Am Schuß möchte ich noch eine Besonderheit ansprechen, den Switch-Befehl. Daß damit zwischen Programmbild schirm und Bildschirm des Debuggers hin- und hergeschaltet werden kann, ist wohl nicht unbedingt etwas Besonderes. Sollte aber mit zwei Monitoren und einer Monitorumschaltbox mit Softwareumschaltung gearbeitet werden, schaltet der Debugger bei Erstellung von “farbigen" Programmen automatisch zwischen farbigem und monochromem Monitor um. Die Programmierer von OMIKRON, beweisen damit einmal mehr, mit welcher Liebe zum Detail sie arbeiten, und daß es auch an guten Ideen nicht fehlt.
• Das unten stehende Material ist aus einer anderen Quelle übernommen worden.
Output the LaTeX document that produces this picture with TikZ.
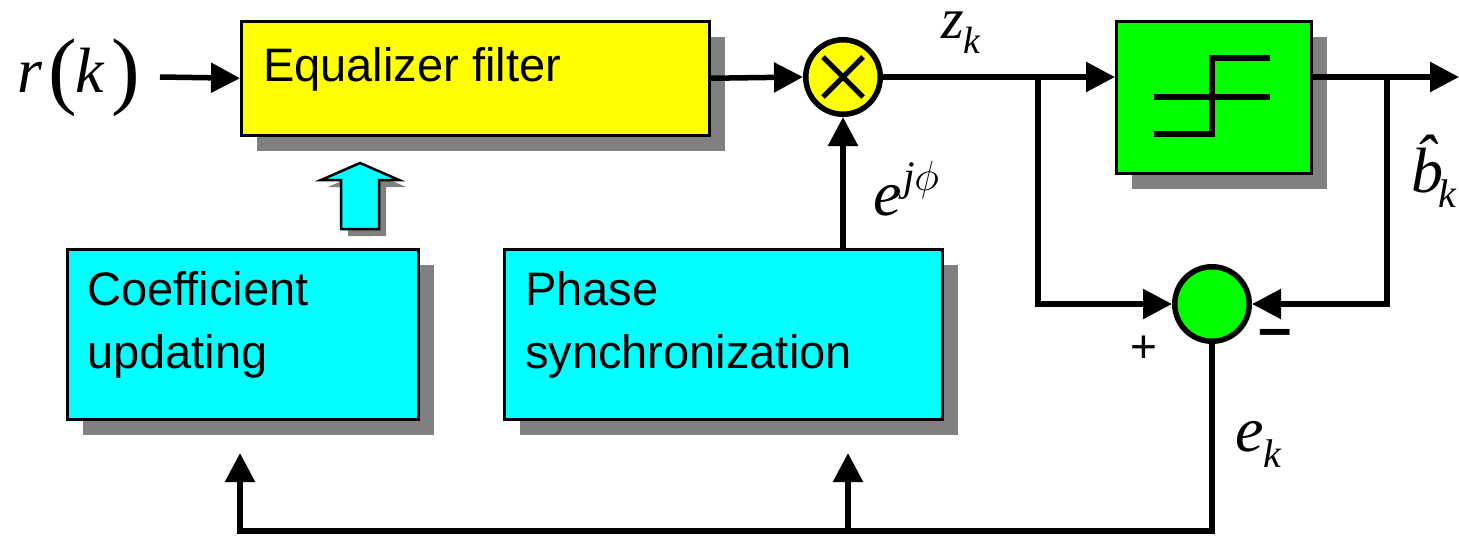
\documentclass[tikz,border=0pt]{standalone}
\usepackage{fontspec}
\setmainfont{Liberation Sans}
\newfontfamily\mserif{Liberation Serif}
\usetikzlibrary{arrows.meta,shadows}
\definecolor{eqyellow}{HTML}{FFFF00}
\definecolor{decgreen}{HTML}{00FF00}
\definecolor{upcyan}{HTML}{00FFFF}
\definecolor{shgray}{HTML}{808080}
\begin{document}
\begin{tikzpicture}[x=1pt,y=-1pt,
  conn/.style={line width=5.5pt},
  tipped/.style={-{Triangle[length=29pt 0 0,width=29pt 0 0]}},
  blockbox/.style={draw=black,line width=2.5pt,anchor=north west,inner sep=0pt,
    drop shadow={shadow xshift=16pt,shadow yshift=-16pt,opacity=1,fill=shgray}},
  opcircle/.style={circle,draw=black,line width=5.5pt,minimum size=74.5pt,inner sep=0pt},
  lbl/.style={anchor=base west,inner sep=0pt,font=\fontsize{47}{47}\selectfont},
  mlbl/.style={anchor=base west,inner sep=0pt,font=\mserif\itshape\fontsize{64}{64}\selectfont},
]
\useasboundingbox (0,0) rectangle (1459,536);

% blocks
\node[blockbox,fill=eqyellow,minimum width=468pt,minimum height=114pt] (eq) at (240,20) {};
\node[blockbox,fill=decgreen,minimum width=195pt,minimum height=152pt] (dec) at (1115,20) {};
\node[blockbox,fill=upcyan,minimum width=351pt,minimum height=170pt] (coef) at (66,248) {};
\node[blockbox,fill=upcyan,minimum width=438pt,minimum height=170pt] (phase) at (503,248) {};

% block texts
\node[lbl] (eqt) at (263,81) {Equalizer filter};
\node[lbl] (coeft1) at (87,305) {Coefficient};
\node[lbl] (coeft2) at (87,368) {updating};
\node[lbl] (phaset1) at (525,305) {Phase};
\node[lbl] (phaset2) at (525,368) {synchronization};

% decision symbol
\draw[line width=6pt] (1154,134) -- (1212,134) -- (1212,58) -- (1270,58);
\draw[line width=6pt] (1154,97) -- (1270,97);

% circles
\node[opcircle,fill=eqyellow] (mult) at (843,77) {};
\draw[line width=5pt] ([shift={(-20,-20)}]mult.center) -- ([shift={(20,20)}]mult.center);
\draw[line width=5pt] ([shift={(-20,20)}]mult.center) -- ([shift={(20,-20)}]mult.center);
\node[opcircle,fill=decgreen] (sum) at (1212,304) {};

% coordinates
\coordinate (rin) at (160,77);
\coordinate (b1) at (1038,77);
\coordinate (b2) at (1387,77);
\coordinate (out) at (1459,77);
\coordinate (cb) at (240,531);
\coordinate (cu) at (240,453);
\coordinate (pb) at (848,531);
\coordinate (pu) at (848,453);

% connectors
\draw[conn,tipped] (rin) -- (eq.west);
\draw[conn,tipped] (eq.east) -- (mult.west);
\draw[conn] (mult.east) -- (b1);
\draw[conn,tipped] (b1) -- (dec.west |- b1);
\draw[conn] (dec.east |- b2) -- (b2);
\draw[conn,tipped] (b2) -- (out);
\draw[conn,tipped] (b1) |- (sum.west);
\draw[conn,tipped] (b2) |- (sum.east);
\draw[conn,tipped] (mult.south |- phase.north) -- (mult.south);
\draw[conn,tipped] (sum.south) |- (cb) -- (cu);
\draw[conn,tipped] (pb) -- (pu);

% hollow update arrow
\draw[line width=2.5pt,fill=upcyan,
  drop shadow={shadow xshift=7pt,shadow yshift=-7pt,opacity=1,fill=shgray}]
  (360,163) -- (399,180) -- (379,180) -- (379,229) -- (341,229) -- (341,180) -- (321,180) -- cycle;

% math labels
\node[mlbl] (rl) at (17,92) {r};
\node[anchor=base west,inner sep=0pt,font=\mserif\fontsize{86}{86}\selectfont] (lp) at (48,98) {(};
\node[mlbl] (kl) at (75,92) {k};
\node[anchor=base west,inner sep=0pt,font=\mserif\fontsize{86}{86}\selectfont] (rp) at (111,98) {)};
\node[anchor=base west,inner sep=0pt,font=\mserif\itshape\fontsize{58}{58}\selectfont] (zl) at (941,38)
  {z\raisebox{-15pt}{\fontsize{38}{38}\selectfont k}};
\node[mlbl] (ejl) at (873,215)
  {e\raisebox{25pt}{\fontsize{42}{42}\selectfont\hspace{2pt}j\hspace{-1pt}\scalebox{1.7}{\fontsize{24.88}{24.88}\selectfont$\phi$}}};
\node[mlbl] (ekl) at (1235,451)
  {e\raisebox{-16pt}{\fontsize{40}{40}\selectfont k}};
\node[mlbl] (bhl) at (1411,192)
  {\^b\kern-5pt\raisebox{-15pt}{\fontsize{40}{40}\selectfont k}};

% signs
\node[anchor=center,inner sep=0pt,font=\fontsize{46}{46}\selectfont] (plus) at (1144,349) {+};
\node[anchor=center,inner sep=0pt,font=\bfseries\fontsize{60}{60}\selectfont] (minus) at (1275,339) {–};
\end{tikzpicture}
\end{document}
Der OMIKRON.-Assembler konnte, was die Bedienung und vor allem die Geschwindigkeit, mit der er assemblies, wodurch er eine sehr schnelle Programmentwicklung ermöglicht, einen sehr guten Eindruck hinterlassen. Daß die Erzeugung von Objektdateien und die Verwendung von Makrodefinitionen nicht möglich ist, mag den einen oder anderen ST-Anwender abschrecken, aber ich denke, es geht vielen wie mir, denn ich programmiere viel in Assembler, hatte aber noch nie das Verlangen, mit Makros zu arbeiten oder Assemblerroutinen in C einzubinden. Außerdem konnte nach kurzer Durchsicht der eingegangenen Karten unserer Leserumfrage festgestellt werden, daß schätzungsweise 70% unserer Leser in BASIC programmieren, die mit dem recht billigen OMIKRON.BASIC auch voll zufrieden sein werden. Sollte trotzdem jemand nicht auf diese Funktionen verzichten können und kurz vor dem Kauf eines Assemblers stehen, sollte auf das Erscheinen des großen, eben des Makroassemblers von OMIKRON, (noch im 1. Quartal ’89) gewartet werden, es wird sich bestimmt lohnen. Die Preise betragen DM 99,- für den “kleinen" und DM 198,- für den Makroassembler.